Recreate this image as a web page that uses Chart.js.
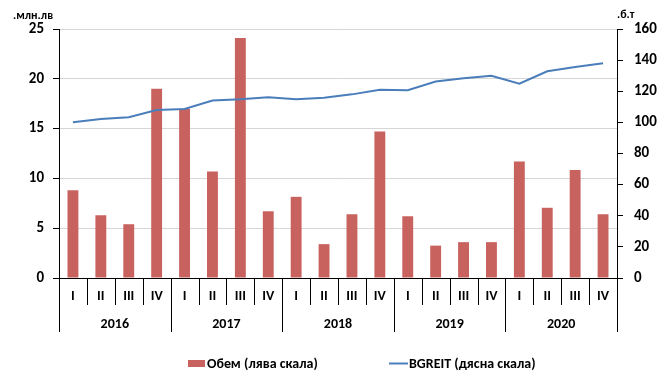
<!DOCTYPE html>
<html>
<head>
<meta charset="utf-8">
<script src="https://cdn.jsdelivr.net/npm/chart.js@4/dist/chart.umd.min.js"></script>
<style>
  html,body{margin:0;padding:0;background:#fff;}
  #wrap{width:665px;height:377px;}
</style>
</head>
<body>
<div id="wrap"><canvas id="c" width="665" height="377"></canvas></div>
<script>
/* -------- data -------- */
const years    = ["2016","2017","2018","2019","2020"];
const quarters = ["I","II","III","IV"];
const volume   = [8.8,6.3,5.4,19.0, 17.0,10.7,24.1,6.7, 8.15,3.4,6.4,14.7, 6.2,3.25,3.6,3.6, 11.7,7.05,10.85,6.4];
const bgreit   = [100.1,102.2,103.3,108.0, 108.6,114.0,114.8,116.1, 114.8,115.9,118.0,121.0, 120.6,126.2,128.3,130.0, 124.9,132.8,135.6,138.0];
const leftTicks  = {min:0, max:25, step:5};
const rightTicks = {min:0, max:160, step:20};
const volumeLabel = "Обем (лява скала)";
const bgreitLabel = "BGREIT (дясна скала)";
const leftTitle  = ".млн.лв";
const rightTitle = ".б.т";

const labels = [];
years.forEach(y => quarters.forEach(q => labels.push(q)));

const FONT = "Carlito, Lato, sans-serif";
const barColor  = "#c8625f";
const lineColor = "#4a7ebb";

/* -------- two-level category axis, titles, legend -------- */
const decor = {
  id:"decor",
  afterDraw(chart){
    const ctx = chart.ctx, x = chart.scales.x, a = chart.chartArea;
    const n = labels.length, w = (a.right - a.left) / n;
    const base = a.bottom, qEnd = base + 27, yEnd = base + 54;
    ctx.save();
    ctx.strokeStyle = "#000"; ctx.lineWidth = 1;
    ctx.beginPath();
    ctx.moveTo(a.left, base + .5); ctx.lineTo(a.right, base + .5);
    for (let i = 0; i <= n; i++) {
      const px = Math.round(a.left + i * w) + .5;
      ctx.moveTo(px, base);
      ctx.lineTo(px, i % quarters.length === 0 ? yEnd : qEnd);
    }
    ctx.stroke();

    ctx.fillStyle = "#000";
    ctx.textAlign = "center"; ctx.textBaseline = "middle";
    ctx.font = "bold 14px " + FONT;
    labels.forEach((l, i) => ctx.fillText(l, x.getPixelForValue(i), base + 18));
    years.forEach((y, i) => {
      const cx = a.left + (i + .5) * quarters.length * w;
      ctx.fillText(y, cx, base + 46);
    });

    // axis titles
    ctx.font = "bold 12px " + FONT;
    ctx.textAlign = "left";
    ctx.fillText(leftTitle, 13, 16);
    ctx.fillText(rightTitle, 617, 15);

    // legend
    ctx.font = "bold 14px " + FONT;
    ctx.fillStyle = barColor;
    ctx.fillRect(188, 360, 17, 7);
    ctx.fillStyle = "#000";
    ctx.fillText(volumeLabel, 207, 364);
    ctx.strokeStyle = lineColor; ctx.lineWidth = 2;
    ctx.beginPath(); ctx.moveTo(389, 363.5); ctx.lineTo(408, 363.5); ctx.stroke();
    ctx.fillText(bgreitLabel, 409, 364);
    ctx.restore();
  }
};

new Chart(document.getElementById("c"), {
  data:{
    labels,
    datasets:[
      {type:"line", label:bgreitLabel, data:bgreit, yAxisID:"y1",
       borderColor:lineColor, borderWidth:2, pointRadius:0, tension:0, order:1},
      {type:"bar", label:volumeLabel, data:volume, yAxisID:"y",
       backgroundColor:barColor, categoryPercentage:1, barPercentage:.39, order:2}
    ]
  },
  options:{
    responsive:false, animation:false, devicePixelRatio:1,
    layout:{padding:{top:29, bottom:99, left:0, right:0}},
    plugins:{legend:{display:false}, tooltip:{enabled:false}},
    scales:{
      x:{display:false, offset:true},
      y:{
        position:"left", min:leftTicks.min, max:leftTicks.max,
        ticks:{stepSize:leftTicks.step, color:"#000", padding:9, font:{family:FONT, size:15, weight:"bold"}},
        grid:{color:"#d6d6d6", tickColor:"#000", tickLength:6},
        border:{color:"#000"},
        afterFit(s){ s.width = 59; }
      },
      y1:{
        position:"right", min:rightTicks.min, max:rightTicks.max,
        ticks:{stepSize:rightTicks.step, color:"#000", padding:11, font:{family:FONT, size:15, weight:"bold"}},
        grid:{drawOnChartArea:false, tickColor:"#000", tickLength:6},
        border:{color:"#000"},
        afterFit(s){ s.width = 48; }
      }
    }
  },
  plugins:[decor]
});
</script>
</body>
</html>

### What you should do
Reproduce the material in its entirety and word for word, without the pictures.

### Solved exercise
Recreate this image as a web page that uses Chart.js.
<!DOCTYPE html>
<html>
<head>
<meta charset="utf-8">
<script src="https://cdn.jsdelivr.net/npm/chart.js@4/dist/chart.umd.min.js"></script>
<style>
  html,body{margin:0;padding:0;background:#fff;}
  #wrap{width:665px;height:377px;}
</style>
</head>
<body>
<div id="wrap"><canvas id="c" width="665" height="377"></canvas></div>
<script>
/* -------- data -------- */
const years    = ["2016","2017","2018","2019","2020"];
const quarters = ["I","II","III","IV"];
const volume   = [8.8,6.3,5.4,19.0, 17.0,10.7,24.1,6.7, 8.15,3.4,6.4,14.7, 6.2,3.25,3.6,3.6, 11.7,7.05,10.85,6.4];
const bgreit   = [100.1,102.2,103.3,108.0, 108.6,114.0,114.8,116.1, 114.8,115.9,118.0,121.0, 120.6,126.2,128.3,130.0, 124.9,132.8,135.6,138.0];
const leftTicks  = {min:0, max:25, step:5};
const rightTicks = {min:0, max:160, step:20};
const volumeLabel = "Обем (лява скала)";
const bgreitLabel = "BGREIT (дясна скала)";
const leftTitle  = ".млн.лв";
const rightTitle = ".б.т";

const labels = [];
years.forEach(y => quarters.forEach(q => labels.push(q)));

const FONT = "Carlito, Lato, sans-serif";
const barColor  = "#c8625f";
const lineColor = "#4a7ebb";

/* -------- two-level category axis, titles, legend -------- */
const decor = {
  id:"decor",
  afterDraw(chart){
    const ctx = chart.ctx, x = chart.scales.x, a = chart.chartArea;
    const n = labels.length, w = (a.right - a.left) / n;
    const base = a.bottom, qEnd = base + 27, yEnd = base + 54;
    ctx.save();
    ctx.strokeStyle = "#000"; ctx.lineWidth = 1;
    ctx.beginPath();
    ctx.moveTo(a.left, base + .5); ctx.lineTo(a.right, base + .5);
    for (let i = 0; i <= n; i++) {
      const px = Math.round(a.left + i * w) + .5;
      ctx.moveTo(px, base);
      ctx.lineTo(px, i % quarters.length === 0 ? yEnd : qEnd);
    }
    ctx.stroke();

    ctx.fillStyle = "#000";
    ctx.textAlign = "center"; ctx.textBaseline = "middle";
    ctx.font = "bold 14px " + FONT;
    labels.forEach((l, i) => ctx.fillText(l, x.getPixelForValue(i), base + 18));
    years.forEach((y, i) => {
      const cx = a.left + (i + .5) * quarters.length * w;
      ctx.fillText(y, cx, base + 46);
    });

    // axis titles
    ctx.font = "bold 12px " + FONT;
    ctx.textAlign = "left";
    ctx.fillText(leftTitle, 13, 16);
    ctx.fillText(rightTitle, 617, 15);

    // legend
    ctx.font = "bold 14px " + FONT;
    ctx.fillStyle = barColor;
    ctx.fillRect(188, 360, 17, 7);
    ctx.fillStyle = "#000";
    ctx.fillText(volumeLabel, 207, 364);
    ctx.strokeStyle = lineColor; ctx.lineWidth = 2;
    ctx.beginPath(); ctx.moveTo(389, 363.5); ctx.lineTo(408, 363.5); ctx.stroke();
    ctx.fillText(bgreitLabel, 409, 364);
    ctx.restore();
  }
};

new Chart(document.getElementById("c"), {
  data:{
    labels,
    datasets:[
      {type:"line", label:bgreitLabel, data:bgreit, yAxisID:"y1",
       borderColor:lineColor, borderWidth:2, pointRadius:0, tension:0, order:1},
      {type:"bar", label:volumeLabel, data:volume, yAxisID:"y",
       backgroundColor:barColor, categoryPercentage:1, barPercentage:.39, order:2}
    ]
  },
  options:{
    responsive:false, animation:false, devicePixelRatio:1,
    layout:{padding:{top:29, bottom:99, left:0, right:0}},
    plugins:{legend:{display:false}, tooltip:{enabled:false}},
    scales:{
      x:{display:false, offset:true},
      y:{
        position:"left", min:leftTicks.min, max:leftTicks.max,
        ticks:{stepSize:leftTicks.step, color:"#000", padding:9, font:{family:FONT, size:15, weight:"bold"}},
        grid:{color:"#d6d6d6", tickColor:"#000", tickLength:6},
        border:{color:"#000"},
        afterFit(s){ s.width = 59; }
      },
      y1:{
        position:"right", min:rightTicks.min, max:rightTicks.max,
        ticks:{stepSize:rightTicks.step, color:"#000", padding:11, font:{family:FONT, size:15, weight:"bold"}},
        grid:{drawOnChartArea:false, tickColor:"#000", tickLength:6},
        border:{color:"#000"},
        afterFit(s){ s.width = 48; }
      }
    }
  },
  plugins:[decor]
});
</script>
</body>
</html>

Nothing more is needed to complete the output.